■ Data shown
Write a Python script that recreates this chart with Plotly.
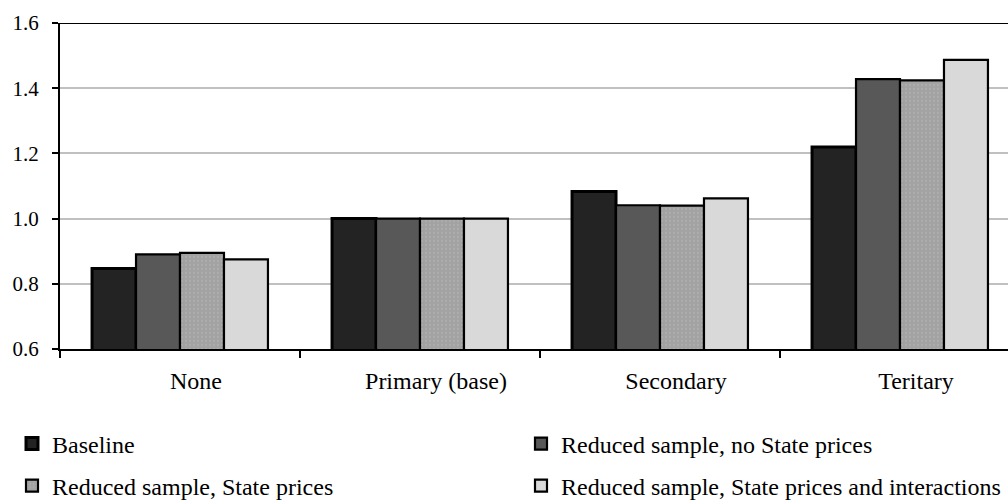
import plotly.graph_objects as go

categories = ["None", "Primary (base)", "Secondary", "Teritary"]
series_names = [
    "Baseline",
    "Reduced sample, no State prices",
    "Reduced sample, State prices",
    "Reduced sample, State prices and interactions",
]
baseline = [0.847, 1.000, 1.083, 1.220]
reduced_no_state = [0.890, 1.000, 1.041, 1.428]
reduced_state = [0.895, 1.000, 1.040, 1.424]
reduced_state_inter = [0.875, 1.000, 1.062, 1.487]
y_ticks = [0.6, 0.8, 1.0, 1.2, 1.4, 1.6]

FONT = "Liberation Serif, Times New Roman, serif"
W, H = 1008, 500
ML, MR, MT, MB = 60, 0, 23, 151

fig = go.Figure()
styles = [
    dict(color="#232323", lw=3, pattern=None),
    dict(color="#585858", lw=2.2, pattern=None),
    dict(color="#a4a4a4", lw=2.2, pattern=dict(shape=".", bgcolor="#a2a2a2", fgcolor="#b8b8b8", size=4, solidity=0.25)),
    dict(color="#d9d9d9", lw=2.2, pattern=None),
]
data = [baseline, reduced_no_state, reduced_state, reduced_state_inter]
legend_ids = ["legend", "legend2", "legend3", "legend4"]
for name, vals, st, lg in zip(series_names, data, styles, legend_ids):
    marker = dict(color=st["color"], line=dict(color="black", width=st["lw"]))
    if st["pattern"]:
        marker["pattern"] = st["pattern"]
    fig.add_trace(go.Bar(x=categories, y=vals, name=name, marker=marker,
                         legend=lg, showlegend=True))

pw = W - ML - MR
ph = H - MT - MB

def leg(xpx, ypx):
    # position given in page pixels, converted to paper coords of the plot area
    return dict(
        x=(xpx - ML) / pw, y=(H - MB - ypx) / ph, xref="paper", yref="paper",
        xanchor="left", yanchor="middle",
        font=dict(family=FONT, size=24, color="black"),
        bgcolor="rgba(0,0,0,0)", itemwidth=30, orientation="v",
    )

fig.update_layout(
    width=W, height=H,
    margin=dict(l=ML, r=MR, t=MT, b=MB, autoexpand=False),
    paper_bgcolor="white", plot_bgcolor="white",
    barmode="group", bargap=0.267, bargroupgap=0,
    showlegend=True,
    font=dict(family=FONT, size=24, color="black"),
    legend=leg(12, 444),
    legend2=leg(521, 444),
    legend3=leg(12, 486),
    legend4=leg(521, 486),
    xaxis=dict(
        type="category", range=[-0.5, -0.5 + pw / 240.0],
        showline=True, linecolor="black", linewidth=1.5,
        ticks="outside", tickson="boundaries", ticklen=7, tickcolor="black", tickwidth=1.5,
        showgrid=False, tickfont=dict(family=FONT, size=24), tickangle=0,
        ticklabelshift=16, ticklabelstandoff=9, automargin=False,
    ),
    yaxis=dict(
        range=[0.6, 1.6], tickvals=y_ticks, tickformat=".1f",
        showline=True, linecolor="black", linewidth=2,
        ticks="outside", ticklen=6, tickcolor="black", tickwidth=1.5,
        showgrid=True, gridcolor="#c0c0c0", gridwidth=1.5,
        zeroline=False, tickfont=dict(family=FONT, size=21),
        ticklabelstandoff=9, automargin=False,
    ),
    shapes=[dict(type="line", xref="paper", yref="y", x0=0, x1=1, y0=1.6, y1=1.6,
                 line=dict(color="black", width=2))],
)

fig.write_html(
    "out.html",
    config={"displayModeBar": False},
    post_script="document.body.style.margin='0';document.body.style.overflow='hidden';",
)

■ Your objective
Repeat, exactly and in full, each line from the start of the data to the line that contains "ph = H - MT - MB". Pictures do not go in.

■ Reply
Write a Python script that recreates this chart with Plotly.
import plotly.graph_objects as go

categories = ["None", "Primary (base)", "Secondary", "Teritary"]
series_names = [
    "Baseline",
    "Reduced sample, no State prices",
    "Reduced sample, State prices",
    "Reduced sample, State prices and interactions",
]
baseline = [0.847, 1.000, 1.083, 1.220]
reduced_no_state = [0.890, 1.000, 1.041, 1.428]
reduced_state = [0.895, 1.000, 1.040, 1.424]
reduced_state_inter = [0.875, 1.000, 1.062, 1.487]
y_ticks = [0.6, 0.8, 1.0, 1.2, 1.4, 1.6]

FONT = "Liberation Serif, Times New Roman, serif"
W, H = 1008, 500
ML, MR, MT, MB = 60, 0, 23, 151

fig = go.Figure()
styles = [
    dict(color="#232323", lw=3, pattern=None),
    dict(color="#585858", lw=2.2, pattern=None),
    dict(color="#a4a4a4", lw=2.2, pattern=dict(shape=".", bgcolor="#a2a2a2", fgcolor="#b8b8b8", size=4, solidity=0.25)),
    dict(color="#d9d9d9", lw=2.2, pattern=None),
]
data = [baseline, reduced_no_state, reduced_state, reduced_state_inter]
legend_ids = ["legend", "legend2", "legend3", "legend4"]
for name, vals, st, lg in zip(series_names, data, styles, legend_ids):
    marker = dict(color=st["color"], line=dict(color="black", width=st["lw"]))
    if st["pattern"]:
        marker["pattern"] = st["pattern"]
    fig.add_trace(go.Bar(x=categories, y=vals, name=name, marker=marker,
                         legend=lg, showlegend=True))

pw = W - ML - MR
ph = H - MT - MB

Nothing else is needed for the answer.